Liar Liar

«Never lie on your resume!» You’ve probably heard or read that at least a million times. And it’s a great piece of advice. However…

The Muse recently published an article that pointed to a blog post titled «My resume is fiction» by Chris Baglieri. Baglieri is a Philadelphia-based engineer who starts the post by saying that he updates his resume with falsehoods at the start of every year.

«At the start of every year, I do this thing where I update my resume with falsehoods. I lie, intentionally and boldly: proficient in X; launched Y; led a team and successfully Z’d. I mold it to perfection.

The spacing, superb. The type, crisp. The language, terse. The experience, impressive. I craft it as perfect as an antiquated and dead document can be crafted. And in its perfect state, wrought with lies, I think about what steps I can take in the coming year to make it less fiction and more non-fiction.

I do this because my resume serves me. I’m the audience. When someone other than me requests a copy of it, I lie some more. I serve them a part of my resume. I take my wonderfully crafted piece of fiction, and, omitting the falsehoods, or more specifically, the falsehoods that remain at that time, and serve the requestor a non-fiction form.

Resumes are not dead, the audience simply changed. I’m convinced this is the best career advice I have, a modern day version of “dress for the job you want.” Craft your resume to how you want it to look, and then figure out how you’re going to make that piece of fiction a piece of non-fiction in year’s time.»

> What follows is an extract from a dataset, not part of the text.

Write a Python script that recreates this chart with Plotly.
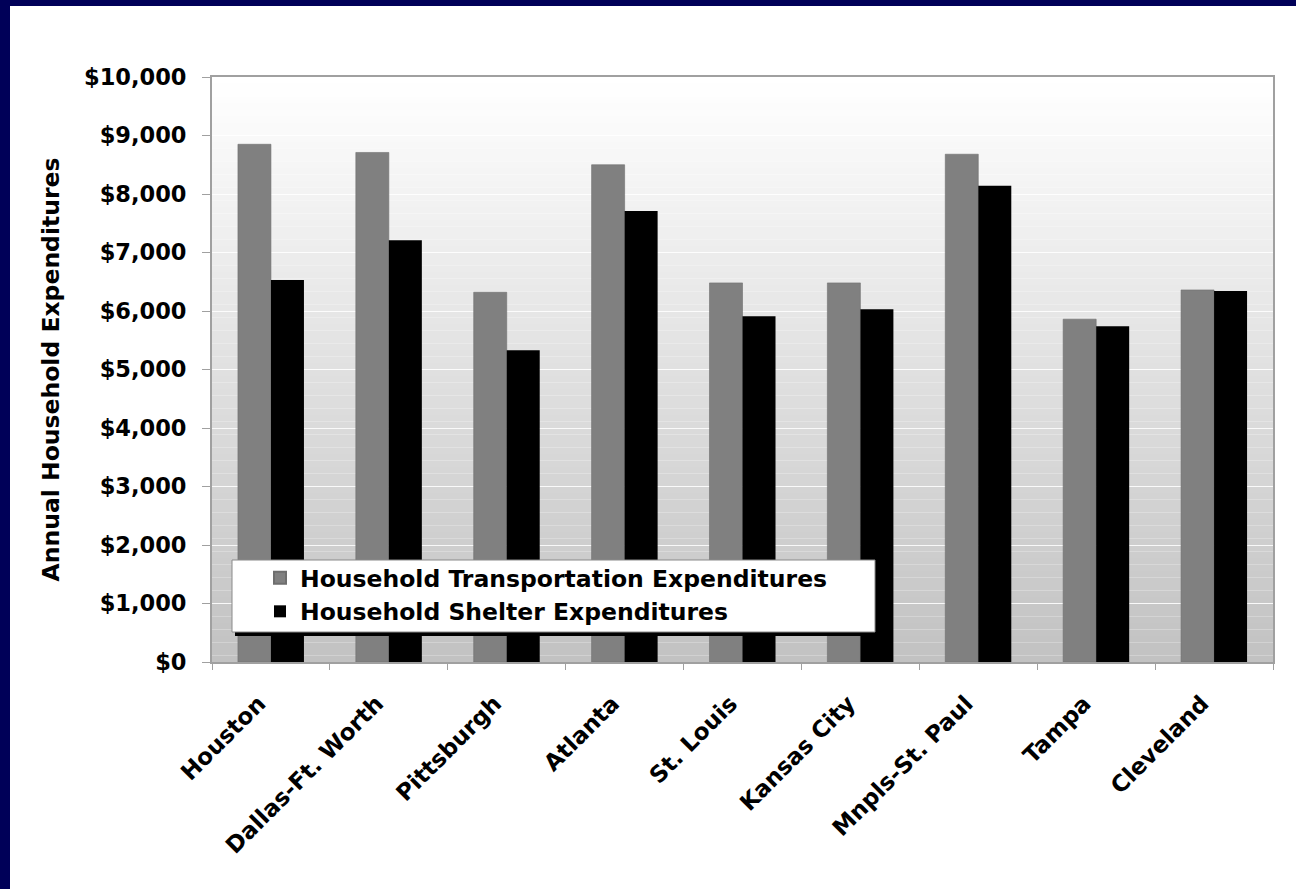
import plotly.graph_objects as go

# Metro areas and annual household spending (US$)
cities = ["Houston", "Dallas-Ft. Worth", "Pittsburgh", "Atlanta", "St. Louis",
          "Kansas City", "Mnpls-St. Paul", "Tampa", "Cleveland"]
transportation = [8850, 8710, 6320, 8500, 6480, 6480, 8680, 5860, 6360]
shelter = [6530, 7210, 5330, 7710, 5910, 6030, 8140, 5740, 6340]

y_ticks = list(range(0, 10001, 1000))
y_tick_text = [f"${v:,}" for v in y_ticks]

FONT = "Verdana, DejaVu Sans, sans-serif"

fig = go.Figure()
fig.add_trace(go.Bar(name="Household Transportation Expenditures", x=cities, y=transportation,
                     marker=dict(color="#808080", line=dict(width=0.6, color="#6e6e6e"))))
fig.add_trace(go.Bar(name="Household Shelter Expenditures", x=cities, y=shelter,
                     marker=dict(color="#000000", line=dict(width=0))))

shapes = []
# vertical gradient behind the plot area (white at top, light gray at bottom)
n = 90
for i in range(n):
    t = i / (n - 1)
    v = int(round(255 - (255 - 194) * t))
    shapes.append(dict(type="rect", xref="x domain", yref="y domain",
                       x0=0, x1=1, y0=1 - (i + 1) / n, y1=1 - i / n,
                       fillcolor=f"rgb({v},{v},{v})", line=dict(width=0), layer="below"))

W, H = 1296, 889
L, R, T, B = 212, 23, 77, 227
pw, ph = W - L - R, H - T - B


def px_x(x):
    return (x - L) / pw


def px_y(y):
    return (H - B - y) / ph


# navy frame strips along the top and left edges of the slide
shapes.append(dict(type="rect", xref="paper", yref="paper",
                   x0=px_x(0), x1=px_x(W), y0=px_y(6), y1=px_y(0),
                   fillcolor="#000058", line=dict(width=0), layer="above"))
shapes.append(dict(type="rect", xref="paper", yref="paper",
                   x0=px_x(0), x1=px_x(10), y0=px_y(H), y1=px_y(0),
                   fillcolor="#000058", line=dict(width=0), layer="above"))

# legend panel with a drop shadow
lx0, lx1, ly0, ly1 = 232, 875, 560, 632
shapes.append(dict(type="rect", xref="paper", yref="paper",
                   x0=px_x(lx0 + 3), x1=px_x(lx1 + 3), y0=px_y(ly1 + 4), y1=px_y(ly0 + 4),
                   fillcolor="#000000", line=dict(width=0), layer="above"))
shapes.append(dict(type="rect", xref="paper", yref="paper",
                   x0=px_x(lx0), x1=px_x(lx1), y0=px_y(ly1), y1=px_y(ly0),
                   fillcolor="#ffffff", line=dict(width=1, color="#8a8a8a"), layer="above"))

fig.update_layout(
    width=W, height=H,
    margin=dict(l=L, r=R, t=T, b=B, pad=0),
    paper_bgcolor="#ffffff",
    plot_bgcolor="#ffffff",
    barmode="group",
    bargap=0.44,
    bargroupgap=0,
    shapes=shapes,
    font=dict(family=FONT, color="#000000"),
    showlegend=True,
    legend=dict(x=px_x(260), y=px_y(556), xanchor="left", yanchor="top",
                bgcolor="rgba(0,0,0,0)", borderwidth=0,
                font=dict(family=FONT, size=23.5, color="#000000", weight="bold"),
                tracegroupgap=0, itemsizing="constant"),
)

fig.update_xaxes(
    type="category",
    tickangle=-45,
    tickson="boundaries",
    ticks="outside", ticklen=6, tickcolor="#a0a0a0",
    ticklabelstandoff=17,
    ticklabelshift=-12,
    showline=True, linecolor="#a0a0a0", linewidth=2, mirror=True,
    showgrid=False,
    tickfont=dict(family=FONT, size=23, color="#000000", weight="bold"),
)

fig.update_yaxes(
    range=[0, 10000],
    tickmode="array",
    tickvals=y_ticks,
    ticktext=y_tick_text,
    ticks="outside", ticklen=8, tickcolor="#a0a0a0",
    ticklabelstandoff=11,
    showline=True, linecolor="#a0a0a0", linewidth=2, mirror=True,
    showgrid=True, gridcolor="rgba(255,255,255,0.85)", gridwidth=1,
    zeroline=False,
    tickfont=dict(family=FONT, size=22.5, color="#000000", weight="bold"),
    title=dict(text="Annual Household Expenditures", standoff=18,
               font=dict(family=FONT, size=23.5, color="#000000", weight="bold")),
)

fig.write_html("out.html")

He told Business Insider that he’s been updating his resume in this manner for close to 10 years. «What prompted it, truthfully, was taking note of how I treated other people’s resumes. I’d be on deck to conduct an interview, glance at this document just before, extract a few talking points from which we could launch into a more meaningful conversation, and never really look at it again,» he explains. «When I looked at a resume in this light, while valuable to me, it seemed to have more value to the author.»

He says this strategy, which he recommends to everyone, is the modern day version of «dress for the job you want.»

«Craft your resume to how you want it to look, and then figure out how you’re going to make that piece of fiction a piece of non-fiction in a year’s time,» Baglieri concludes.